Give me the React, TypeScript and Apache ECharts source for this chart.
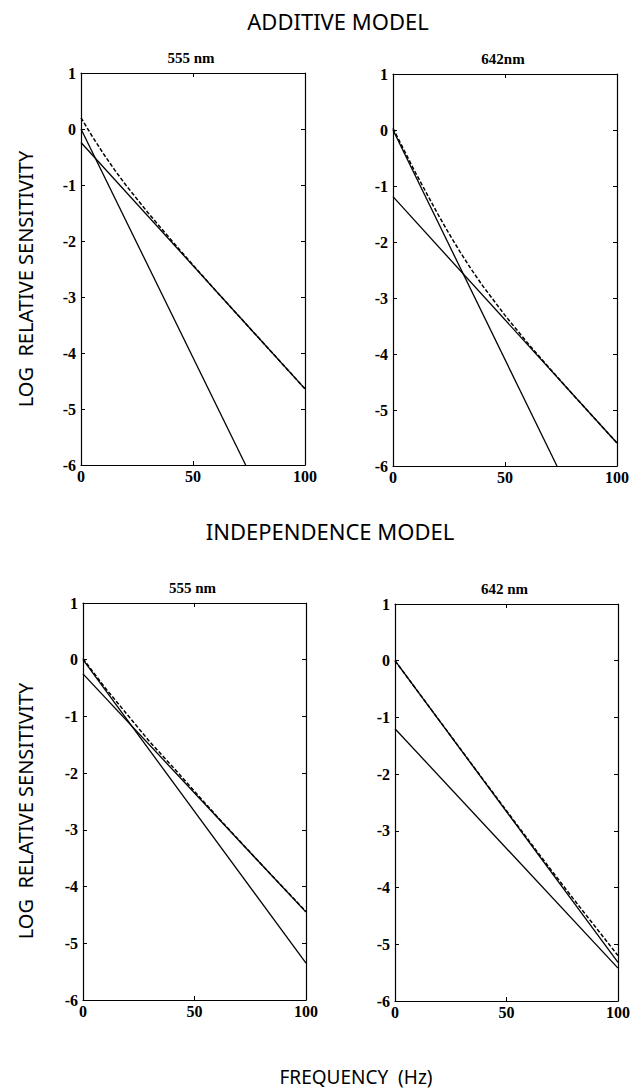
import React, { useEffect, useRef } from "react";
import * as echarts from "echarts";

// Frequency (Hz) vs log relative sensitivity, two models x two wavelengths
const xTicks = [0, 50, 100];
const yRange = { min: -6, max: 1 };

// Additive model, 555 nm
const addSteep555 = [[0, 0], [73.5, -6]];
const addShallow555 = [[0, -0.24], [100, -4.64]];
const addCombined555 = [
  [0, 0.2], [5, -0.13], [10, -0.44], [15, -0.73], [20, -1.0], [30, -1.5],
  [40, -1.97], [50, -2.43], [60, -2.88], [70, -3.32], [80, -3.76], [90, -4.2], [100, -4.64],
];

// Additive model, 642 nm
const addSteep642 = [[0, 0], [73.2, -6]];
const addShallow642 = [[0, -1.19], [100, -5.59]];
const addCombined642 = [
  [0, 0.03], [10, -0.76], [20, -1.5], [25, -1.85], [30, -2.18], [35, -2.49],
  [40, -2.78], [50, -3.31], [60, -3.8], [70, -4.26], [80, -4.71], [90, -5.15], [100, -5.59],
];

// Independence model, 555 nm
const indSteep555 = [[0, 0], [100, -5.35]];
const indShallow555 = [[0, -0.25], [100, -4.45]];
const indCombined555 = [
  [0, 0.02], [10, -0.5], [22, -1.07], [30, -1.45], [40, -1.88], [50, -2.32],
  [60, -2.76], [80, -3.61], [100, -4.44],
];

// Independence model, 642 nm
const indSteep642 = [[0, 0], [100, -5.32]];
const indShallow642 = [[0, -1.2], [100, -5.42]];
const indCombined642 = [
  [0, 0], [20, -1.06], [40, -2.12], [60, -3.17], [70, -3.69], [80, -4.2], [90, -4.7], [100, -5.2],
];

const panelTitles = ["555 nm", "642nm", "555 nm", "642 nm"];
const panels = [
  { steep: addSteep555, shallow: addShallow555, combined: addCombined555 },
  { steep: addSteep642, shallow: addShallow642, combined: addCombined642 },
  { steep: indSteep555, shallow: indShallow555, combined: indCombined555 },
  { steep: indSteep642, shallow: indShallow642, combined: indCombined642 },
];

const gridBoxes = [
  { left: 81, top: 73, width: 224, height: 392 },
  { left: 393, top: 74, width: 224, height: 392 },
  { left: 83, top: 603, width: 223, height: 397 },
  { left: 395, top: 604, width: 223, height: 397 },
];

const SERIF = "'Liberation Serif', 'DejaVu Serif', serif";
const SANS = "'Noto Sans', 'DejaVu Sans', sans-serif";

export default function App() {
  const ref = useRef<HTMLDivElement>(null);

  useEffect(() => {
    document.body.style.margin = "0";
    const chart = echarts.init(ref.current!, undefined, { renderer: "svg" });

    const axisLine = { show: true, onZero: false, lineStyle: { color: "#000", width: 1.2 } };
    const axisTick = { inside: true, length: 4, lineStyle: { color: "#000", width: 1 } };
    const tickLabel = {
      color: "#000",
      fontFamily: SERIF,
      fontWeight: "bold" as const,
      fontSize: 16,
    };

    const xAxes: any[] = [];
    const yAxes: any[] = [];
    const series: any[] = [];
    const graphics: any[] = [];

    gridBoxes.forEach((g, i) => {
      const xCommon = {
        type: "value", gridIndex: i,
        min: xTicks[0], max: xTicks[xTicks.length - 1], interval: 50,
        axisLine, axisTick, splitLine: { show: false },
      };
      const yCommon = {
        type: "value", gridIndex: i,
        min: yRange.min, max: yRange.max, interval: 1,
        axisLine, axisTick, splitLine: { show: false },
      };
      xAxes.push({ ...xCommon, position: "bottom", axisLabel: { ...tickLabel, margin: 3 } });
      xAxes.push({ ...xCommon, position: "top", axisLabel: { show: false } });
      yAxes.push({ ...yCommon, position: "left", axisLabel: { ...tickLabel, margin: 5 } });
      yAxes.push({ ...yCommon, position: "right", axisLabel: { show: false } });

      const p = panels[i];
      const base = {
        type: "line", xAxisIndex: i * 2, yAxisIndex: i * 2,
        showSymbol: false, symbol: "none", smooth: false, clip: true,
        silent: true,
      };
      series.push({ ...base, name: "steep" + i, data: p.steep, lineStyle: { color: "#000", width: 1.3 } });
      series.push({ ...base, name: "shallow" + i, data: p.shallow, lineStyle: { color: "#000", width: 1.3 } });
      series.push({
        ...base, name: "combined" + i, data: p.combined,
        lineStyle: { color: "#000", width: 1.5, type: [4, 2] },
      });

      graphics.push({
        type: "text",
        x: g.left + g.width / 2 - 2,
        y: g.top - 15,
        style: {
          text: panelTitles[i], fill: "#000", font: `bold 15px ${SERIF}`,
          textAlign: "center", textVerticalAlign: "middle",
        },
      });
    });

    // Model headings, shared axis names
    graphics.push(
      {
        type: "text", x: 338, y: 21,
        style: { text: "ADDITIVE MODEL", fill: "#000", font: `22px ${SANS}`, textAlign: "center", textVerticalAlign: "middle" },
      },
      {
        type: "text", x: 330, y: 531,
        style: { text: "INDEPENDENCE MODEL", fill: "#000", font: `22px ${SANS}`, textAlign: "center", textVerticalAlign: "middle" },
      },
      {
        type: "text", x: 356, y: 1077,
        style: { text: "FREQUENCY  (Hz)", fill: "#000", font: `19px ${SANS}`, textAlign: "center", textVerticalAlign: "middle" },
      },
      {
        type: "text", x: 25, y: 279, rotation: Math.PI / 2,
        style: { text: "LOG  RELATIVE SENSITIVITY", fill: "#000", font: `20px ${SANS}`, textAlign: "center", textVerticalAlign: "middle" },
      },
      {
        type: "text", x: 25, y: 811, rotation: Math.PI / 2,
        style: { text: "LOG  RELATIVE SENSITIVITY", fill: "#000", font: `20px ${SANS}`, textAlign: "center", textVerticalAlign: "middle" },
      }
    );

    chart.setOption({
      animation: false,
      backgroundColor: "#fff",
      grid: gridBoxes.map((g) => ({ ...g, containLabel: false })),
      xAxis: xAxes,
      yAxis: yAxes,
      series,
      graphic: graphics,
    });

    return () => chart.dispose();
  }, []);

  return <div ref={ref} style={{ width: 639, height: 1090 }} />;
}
────────────────────────────────────────
§ **GIVEN INSTRUCTION**
Within the data above, count the lines that contain the string "React"; the reply is the number alone.

§ **RESULT OF THIS EXERCISE**
2